I’d say that even in regular paintball, though, the markers are much faster than they used to be. They shoot further and straighter, too.
Paintball Digest: How do you like being thought of as the “father” of scenario games?
Wayne: It’s a compliment, really, but I never looked at it that way. I’ve always just had fun and my business is helping other people have fun and play this game the right way, with sportsmanship.
Paintball Digest: What are your favorite foods?
Wayne: I like a good cheesecake and there’s a restaurant not far from here that serves a wonderful marinated octopus salad. [The noise in the background is Wayne’s World field and business manager Eddie Williamson turning green.]
You can learn more about Wayne and Jackie Dollack’s playing field and scenario games at www.waynes-world.com.
Packing paint and carrying a prize! If you don’t carry extra paint with you, you may run out in an intense fire-fight and that can mean time off the scenario field.
CHAPTER 6
TOURNAMENT
PAINTBALL
When playing with paintballs was first envisioned, professional players and well-organized international tournaments were the last possible thing in the minds of the founders. The founders were thinking survival. Could they survive if the government collapsed and they were on their own in a lawless land? Could they survive if the U.S. and the Soviet Union launched civilization-destroying nuclear strikes at one another? Could they survive if they were lost in the wilderness? Paintball was simply a way of testing themselves. It was a very personal, very individual thing.
But shooting balls of paint proved to be so much fun that the playing philosophy and venue evolved rapidly. Individual survival became team survival. Camo jammies in the woods became radical team colors and high-tech clothing on a playing field surrounded by high nets, bleachers for spectators, huge inflatable bunker-balloons and even television cameras. Paintball has become a much more varied game or sport than its founders imagined. Today, there is room for everyone (except people who will not play by the rules!) and every style of play. This chapter is all about how the pros do it … and yes, there are professional players in paintball.

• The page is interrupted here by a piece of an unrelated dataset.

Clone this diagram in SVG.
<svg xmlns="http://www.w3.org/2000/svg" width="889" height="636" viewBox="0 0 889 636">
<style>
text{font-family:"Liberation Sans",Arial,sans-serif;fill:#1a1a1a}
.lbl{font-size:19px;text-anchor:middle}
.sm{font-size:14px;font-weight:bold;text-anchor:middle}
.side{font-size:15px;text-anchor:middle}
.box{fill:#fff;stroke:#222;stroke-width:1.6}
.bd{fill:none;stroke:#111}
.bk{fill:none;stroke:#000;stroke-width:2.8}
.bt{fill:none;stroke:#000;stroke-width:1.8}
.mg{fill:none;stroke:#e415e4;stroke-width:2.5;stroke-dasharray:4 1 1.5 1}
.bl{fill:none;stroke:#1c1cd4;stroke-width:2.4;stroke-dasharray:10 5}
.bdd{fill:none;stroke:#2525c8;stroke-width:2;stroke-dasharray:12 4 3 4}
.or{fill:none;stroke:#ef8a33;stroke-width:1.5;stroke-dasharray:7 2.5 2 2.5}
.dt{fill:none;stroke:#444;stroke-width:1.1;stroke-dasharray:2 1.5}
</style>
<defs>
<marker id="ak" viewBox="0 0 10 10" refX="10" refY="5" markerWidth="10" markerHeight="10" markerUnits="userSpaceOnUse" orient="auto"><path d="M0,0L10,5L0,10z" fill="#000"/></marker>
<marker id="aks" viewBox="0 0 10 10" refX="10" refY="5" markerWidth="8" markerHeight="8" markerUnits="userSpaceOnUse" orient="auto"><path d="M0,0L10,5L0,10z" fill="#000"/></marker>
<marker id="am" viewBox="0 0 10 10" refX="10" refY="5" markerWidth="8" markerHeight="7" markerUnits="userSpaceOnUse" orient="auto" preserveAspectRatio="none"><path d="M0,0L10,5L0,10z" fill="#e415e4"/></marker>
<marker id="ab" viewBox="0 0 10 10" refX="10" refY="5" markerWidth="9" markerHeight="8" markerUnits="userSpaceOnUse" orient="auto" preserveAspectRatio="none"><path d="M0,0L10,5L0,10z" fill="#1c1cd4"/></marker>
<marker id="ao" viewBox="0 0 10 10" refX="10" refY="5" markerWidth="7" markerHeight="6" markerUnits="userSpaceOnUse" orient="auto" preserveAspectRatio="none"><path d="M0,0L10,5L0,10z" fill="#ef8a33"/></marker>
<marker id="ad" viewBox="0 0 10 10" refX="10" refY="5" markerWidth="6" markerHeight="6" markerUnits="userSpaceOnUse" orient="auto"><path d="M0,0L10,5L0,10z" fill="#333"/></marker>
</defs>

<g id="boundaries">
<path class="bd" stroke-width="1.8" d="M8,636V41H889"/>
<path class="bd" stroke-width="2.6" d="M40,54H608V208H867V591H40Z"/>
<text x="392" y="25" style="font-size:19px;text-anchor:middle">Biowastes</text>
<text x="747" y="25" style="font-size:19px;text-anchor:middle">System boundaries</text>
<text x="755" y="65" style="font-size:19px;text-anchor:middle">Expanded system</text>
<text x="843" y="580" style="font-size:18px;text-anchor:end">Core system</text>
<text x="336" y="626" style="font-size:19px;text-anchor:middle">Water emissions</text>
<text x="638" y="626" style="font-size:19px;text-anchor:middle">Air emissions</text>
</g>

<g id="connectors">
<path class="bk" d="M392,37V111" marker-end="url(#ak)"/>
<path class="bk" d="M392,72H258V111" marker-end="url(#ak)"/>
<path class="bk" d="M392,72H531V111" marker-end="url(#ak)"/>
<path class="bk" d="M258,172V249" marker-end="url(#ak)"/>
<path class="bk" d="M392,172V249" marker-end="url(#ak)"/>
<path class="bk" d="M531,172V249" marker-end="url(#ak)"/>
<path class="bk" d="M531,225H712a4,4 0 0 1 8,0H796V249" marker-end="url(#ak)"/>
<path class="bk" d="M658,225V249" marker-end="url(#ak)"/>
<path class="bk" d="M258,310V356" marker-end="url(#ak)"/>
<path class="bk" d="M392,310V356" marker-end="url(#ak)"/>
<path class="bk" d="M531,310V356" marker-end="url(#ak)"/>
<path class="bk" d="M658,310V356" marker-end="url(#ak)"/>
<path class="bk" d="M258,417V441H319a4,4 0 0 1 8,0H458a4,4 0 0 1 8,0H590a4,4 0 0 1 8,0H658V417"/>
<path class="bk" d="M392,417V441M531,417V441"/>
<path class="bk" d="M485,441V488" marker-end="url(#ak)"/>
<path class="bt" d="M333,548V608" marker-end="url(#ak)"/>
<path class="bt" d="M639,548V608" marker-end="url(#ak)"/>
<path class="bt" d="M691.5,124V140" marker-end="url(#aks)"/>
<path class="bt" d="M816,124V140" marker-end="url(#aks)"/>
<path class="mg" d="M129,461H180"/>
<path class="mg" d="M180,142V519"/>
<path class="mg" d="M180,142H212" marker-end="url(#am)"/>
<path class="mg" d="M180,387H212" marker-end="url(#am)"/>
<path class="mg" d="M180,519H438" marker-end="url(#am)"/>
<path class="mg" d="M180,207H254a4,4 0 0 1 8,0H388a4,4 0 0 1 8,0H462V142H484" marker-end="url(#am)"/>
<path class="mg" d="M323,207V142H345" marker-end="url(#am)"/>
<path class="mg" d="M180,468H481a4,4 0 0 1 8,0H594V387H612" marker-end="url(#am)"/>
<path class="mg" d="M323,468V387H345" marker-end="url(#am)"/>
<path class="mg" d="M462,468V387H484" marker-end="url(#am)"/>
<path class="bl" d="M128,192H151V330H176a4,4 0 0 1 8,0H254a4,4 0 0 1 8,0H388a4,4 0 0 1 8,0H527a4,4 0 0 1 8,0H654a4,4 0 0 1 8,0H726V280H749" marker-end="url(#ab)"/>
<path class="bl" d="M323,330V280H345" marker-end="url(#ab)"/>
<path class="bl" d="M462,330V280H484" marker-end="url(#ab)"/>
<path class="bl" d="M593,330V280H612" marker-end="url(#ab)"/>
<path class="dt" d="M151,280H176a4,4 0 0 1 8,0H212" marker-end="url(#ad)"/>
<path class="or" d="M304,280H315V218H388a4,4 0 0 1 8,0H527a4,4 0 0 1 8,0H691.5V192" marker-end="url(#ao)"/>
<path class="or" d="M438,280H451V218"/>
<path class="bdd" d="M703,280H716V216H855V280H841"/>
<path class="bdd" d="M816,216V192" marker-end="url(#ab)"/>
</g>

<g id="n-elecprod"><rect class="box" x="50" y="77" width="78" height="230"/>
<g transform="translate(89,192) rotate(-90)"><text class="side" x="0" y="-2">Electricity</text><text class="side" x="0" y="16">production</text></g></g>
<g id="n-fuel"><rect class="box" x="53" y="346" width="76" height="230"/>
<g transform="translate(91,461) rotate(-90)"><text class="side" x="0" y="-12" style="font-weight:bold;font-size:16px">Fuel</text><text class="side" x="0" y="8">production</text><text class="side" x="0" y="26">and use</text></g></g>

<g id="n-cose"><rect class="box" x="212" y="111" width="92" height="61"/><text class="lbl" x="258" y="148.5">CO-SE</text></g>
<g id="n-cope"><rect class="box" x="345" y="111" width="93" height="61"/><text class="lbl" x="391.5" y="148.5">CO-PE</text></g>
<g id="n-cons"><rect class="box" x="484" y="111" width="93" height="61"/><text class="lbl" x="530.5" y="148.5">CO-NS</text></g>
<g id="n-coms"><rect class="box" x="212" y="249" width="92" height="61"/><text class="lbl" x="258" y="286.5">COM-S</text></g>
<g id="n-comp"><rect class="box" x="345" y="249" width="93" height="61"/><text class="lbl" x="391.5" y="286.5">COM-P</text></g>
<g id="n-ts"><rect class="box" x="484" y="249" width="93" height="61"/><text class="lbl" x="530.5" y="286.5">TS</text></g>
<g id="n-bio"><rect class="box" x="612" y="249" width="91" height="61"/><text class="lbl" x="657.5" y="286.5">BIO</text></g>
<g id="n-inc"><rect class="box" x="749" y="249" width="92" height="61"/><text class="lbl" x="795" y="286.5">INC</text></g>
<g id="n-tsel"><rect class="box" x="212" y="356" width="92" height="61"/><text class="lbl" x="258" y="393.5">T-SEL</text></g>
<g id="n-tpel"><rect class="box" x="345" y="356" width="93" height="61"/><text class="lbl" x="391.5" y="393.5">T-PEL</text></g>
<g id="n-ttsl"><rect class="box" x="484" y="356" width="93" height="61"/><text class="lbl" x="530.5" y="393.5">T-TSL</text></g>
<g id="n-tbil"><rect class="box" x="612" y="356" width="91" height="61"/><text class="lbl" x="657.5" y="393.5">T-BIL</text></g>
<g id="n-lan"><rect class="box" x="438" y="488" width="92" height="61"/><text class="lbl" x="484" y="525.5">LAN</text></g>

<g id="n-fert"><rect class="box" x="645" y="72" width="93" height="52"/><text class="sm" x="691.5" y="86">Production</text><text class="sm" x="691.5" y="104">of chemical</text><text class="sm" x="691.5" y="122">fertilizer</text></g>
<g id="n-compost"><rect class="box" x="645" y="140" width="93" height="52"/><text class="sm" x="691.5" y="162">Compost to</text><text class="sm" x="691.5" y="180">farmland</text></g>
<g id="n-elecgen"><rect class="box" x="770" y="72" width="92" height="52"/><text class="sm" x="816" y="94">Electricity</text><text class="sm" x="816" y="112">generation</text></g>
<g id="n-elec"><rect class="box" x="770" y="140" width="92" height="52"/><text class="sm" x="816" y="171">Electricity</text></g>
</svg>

Much of the coverage of paintball in national and international magazines such as Paintball 2Xtremes , Paintball, Paintball Games International and FaceFull is devoted to following the professional circuits, the NPPL, PSP and collegiate venues. Less than five out of a hundred people want to play at this highest level of competition … or maybe a lot higher percentage than that want to but won’t because it’s out of their reach. It’s sort of like wanting to win the lottery. Logically, we know that somebody is going to win, but let’s be honest, it won’t be us.

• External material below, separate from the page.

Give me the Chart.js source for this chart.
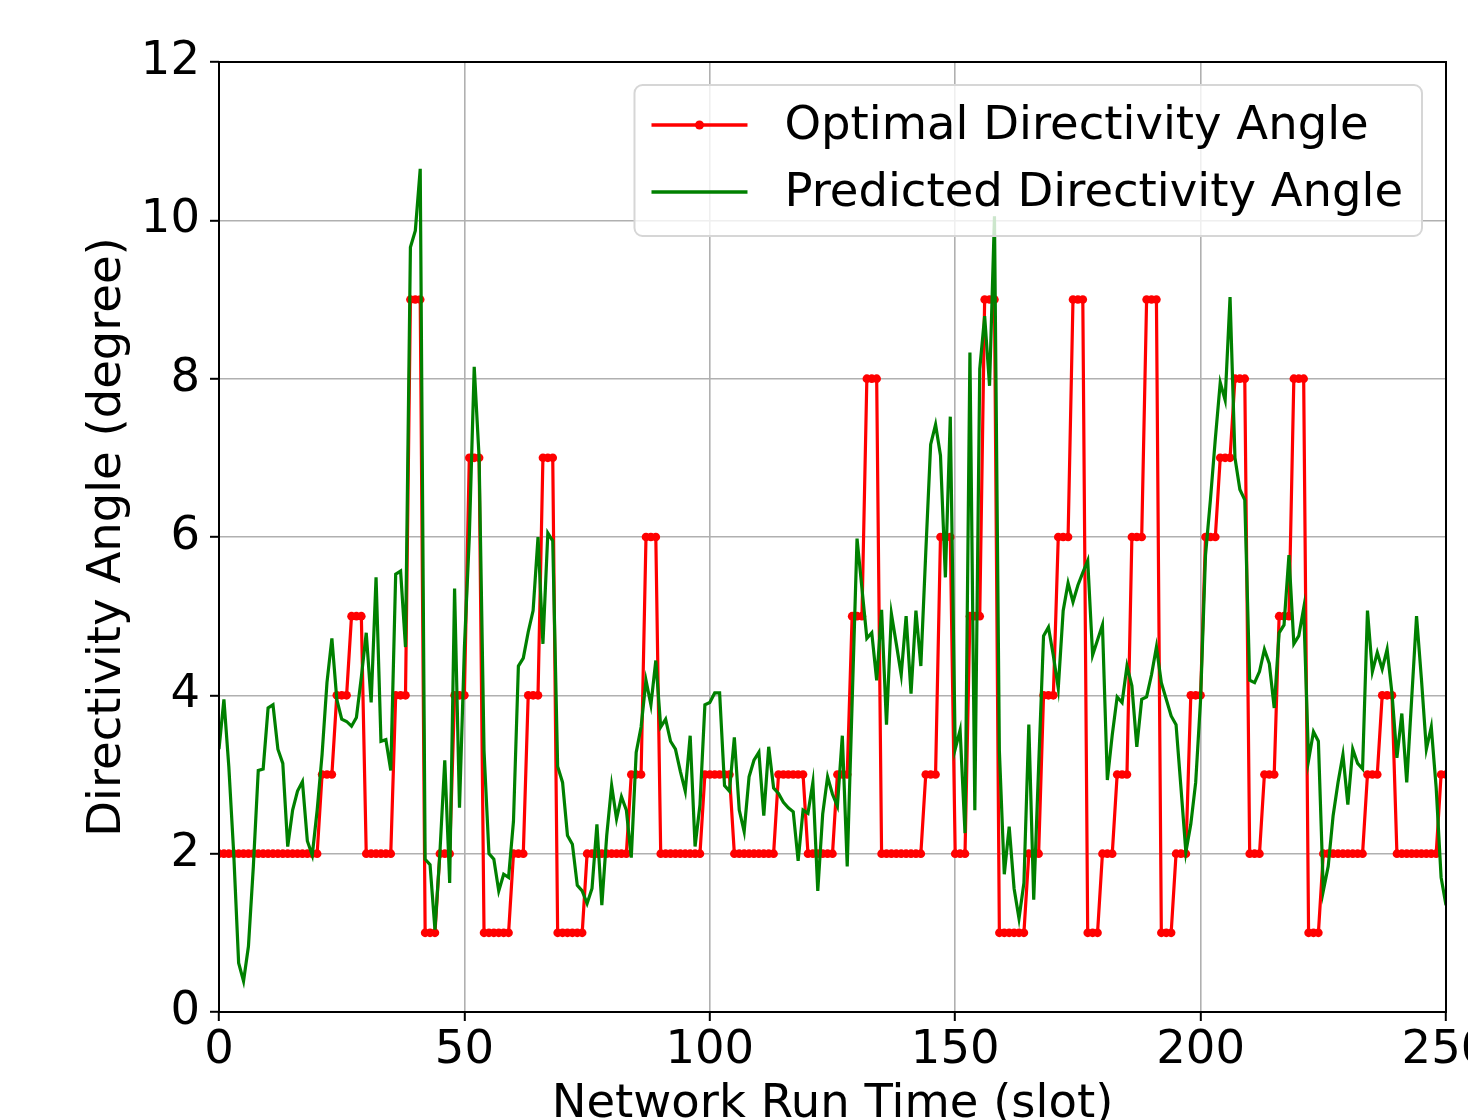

To the victor belong the spoils. JT USA’s Team Dynasty takes the 2003 World Cup in Toulouse, France.
What does it take to play professionally? Well here is what is unnecessary and may actually not be helpful. Spouse. Kids. Wealth. A lot of time spent in school beyond high school. It doesn’t take a steady job, either.

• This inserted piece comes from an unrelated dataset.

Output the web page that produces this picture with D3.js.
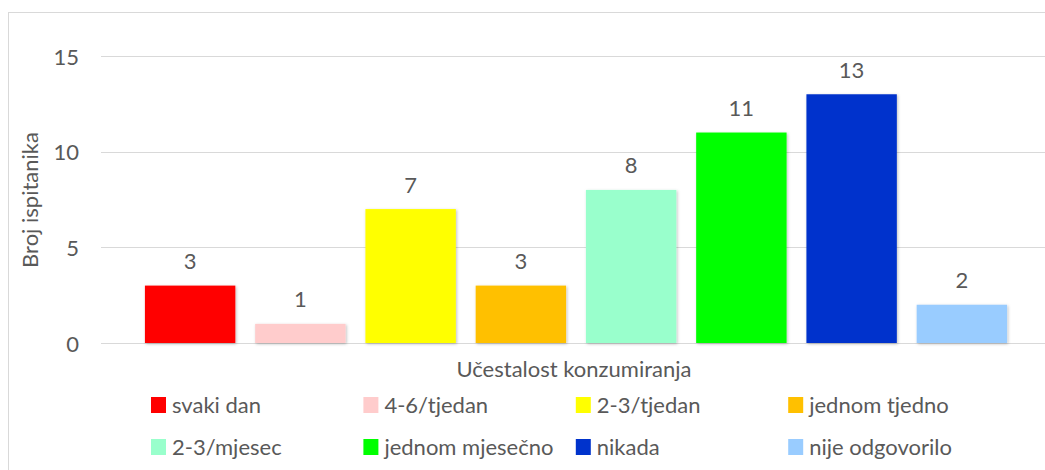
<!DOCTYPE html>
<html>
<head>
<meta charset="utf-8">
<script src="https://cdn.jsdelivr.net/npm/d3@7"></script>
<style>
  body { margin: 0; background: #fff; }
  text { font-family: Lato, "Open Sans", sans-serif; fill: #595959; font-size: 22px; }
</style>
</head>
<body>
<div id="chart"></div>
<script>
// data
var categories = ["svaki dan", "4-6/tjedan", "2-3/tjedan", "jednom tjedno",
                  "2-3/mjesec", "jednom mjesečno", "nikada", "nije odgovorilo"];
var values = [3, 1, 7, 3, 8, 11, 13, 2];
var colors = ["#FF0000", "#FFCCCC", "#FFFF00", "#FFC000",
              "#99FFCC", "#00FF00", "#0033CC", "#99CCFF"];
var yTicks = [0, 5, 10, 15];

var W = 1045, H = 470;

var svg = d3.select("#chart")
  .append("svg")
    .attr("width", W)
    .attr("height", H);

// soft shadow under the bars
var f = svg.append("defs").append("filter")
    .attr("id", "shadow")
    .attr("x", "-20%").attr("y", "-20%")
    .attr("width", "140%").attr("height", "140%");
f.append("feDropShadow")
    .attr("dx", 1).attr("dy", 1)
    .attr("stdDeviation", 1.5)
    .attr("flood-color", "#000")
    .attr("flood-opacity", 0.25);

// outer chart border
svg.append("rect")
    .attr("x", 8.5).attr("y", 12.5)
    .attr("width", 1060).attr("height", 480)
    .attr("fill", "none")
    .attr("stroke", "#d9d9d9");

var x = d3.scaleBand()
    .domain(categories)
    .range([135, 1017])
    .paddingInner(0.18)
    .paddingOuter(0.09);

var y = d3.scaleLinear()
    .domain([0, 15])
    .range([343, 56]);

// gridlines
svg.append("g")
  .selectAll("line")
  .data(yTicks)
  .enter()
  .append("line")
    .attr("x1", 101)
    .attr("x2", W)
    .attr("y1", function(d) { return Math.round(y(d)) + 0.5; })
    .attr("y2", function(d) { return Math.round(y(d)) + 0.5; })
    .attr("stroke", "#d9d9d9")
    .attr("stroke-width", 1.2);

// y axis labels
var yAxis = svg.append("g")
    .attr("transform", "translate(89,0)")
    .call(d3.axisLeft(y).tickValues(yTicks).tickSize(0).tickPadding(10));
yAxis.select(".domain").remove();
yAxis.selectAll("text")
    .attr("dy", null)
    .attr("y", 8)
    .style("font-size", "22px")
    .style("font-family", "Lato, sans-serif")
    .attr("fill", "#595959");

// bars
svg.append("g")
  .selectAll("rect")
  .data(values)
  .enter()
  .append("rect")
    .attr("x", function(d, i) { return x(categories[i]); })
    .attr("y", function(d) { return y(d); })
    .attr("width", x.bandwidth())
    .attr("height", function(d) { return y(0) - y(d); })
    .attr("fill", function(d, i) { return colors[i]; })
    .attr("filter", "url(#shadow)");

// value labels
svg.append("g")
  .selectAll("text")
  .data(values)
  .enter()
  .append("text")
    .attr("x", function(d, i) { return x(categories[i]) + x.bandwidth() / 2; })
    .attr("y", function(d) { return y(d) - 16.5; })
    .attr("text-anchor", "middle")
    .text(function(d) { return d; });

// axis titles
svg.append("text")
    .attr("x", 574)
    .attr("y", 377)
    .attr("text-anchor", "middle")
    .text("Učestalost konzumiranja");

svg.append("text")
    .attr("transform", "translate(38,200) rotate(-90)")
    .attr("text-anchor", "middle")
    .text("Broj ispitanika");

// legend, 4 columns x 2 rows
var legend = svg.append("g")
  .selectAll("g")
  .data(categories)
  .enter()
  .append("g")
    .attr("transform", function(d, i) {
      return "translate(" + (151 + (i % 4) * 212.4) + "," + (405 + Math.floor(i / 4) * 42) + ")";
    });

legend.append("rect")
    .attr("x", 0).attr("y", -8)
    .attr("width", 15).attr("height", 16)
    .attr("fill", function(d, i) { return colors[i]; });

legend.append("text")
    .attr("x", 21)
    .attr("y", 8)
    .text(function(d) { return d; });
</script>
</body>
</html>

Great pro players come from all walks of life. You read their names in every magazine: Chris Lasoya , Rich Telford, Bob Long . Former greats include the likes of Oh Pawlak, Eric Felix and Shane Pestana. Oliver Lang , who plays professionally for Team Dynasty, says he loved skateboarding growing up as a California kid, but now he takes on the responsibility for getting his teammates pumped up before a game. He screams at them. He chants. He roughs them up … and they respond. They win. Not because they are in better shape or they want to win more or they have better equipment, but because, in the final analysis, Oliver says, it may be “all mental.”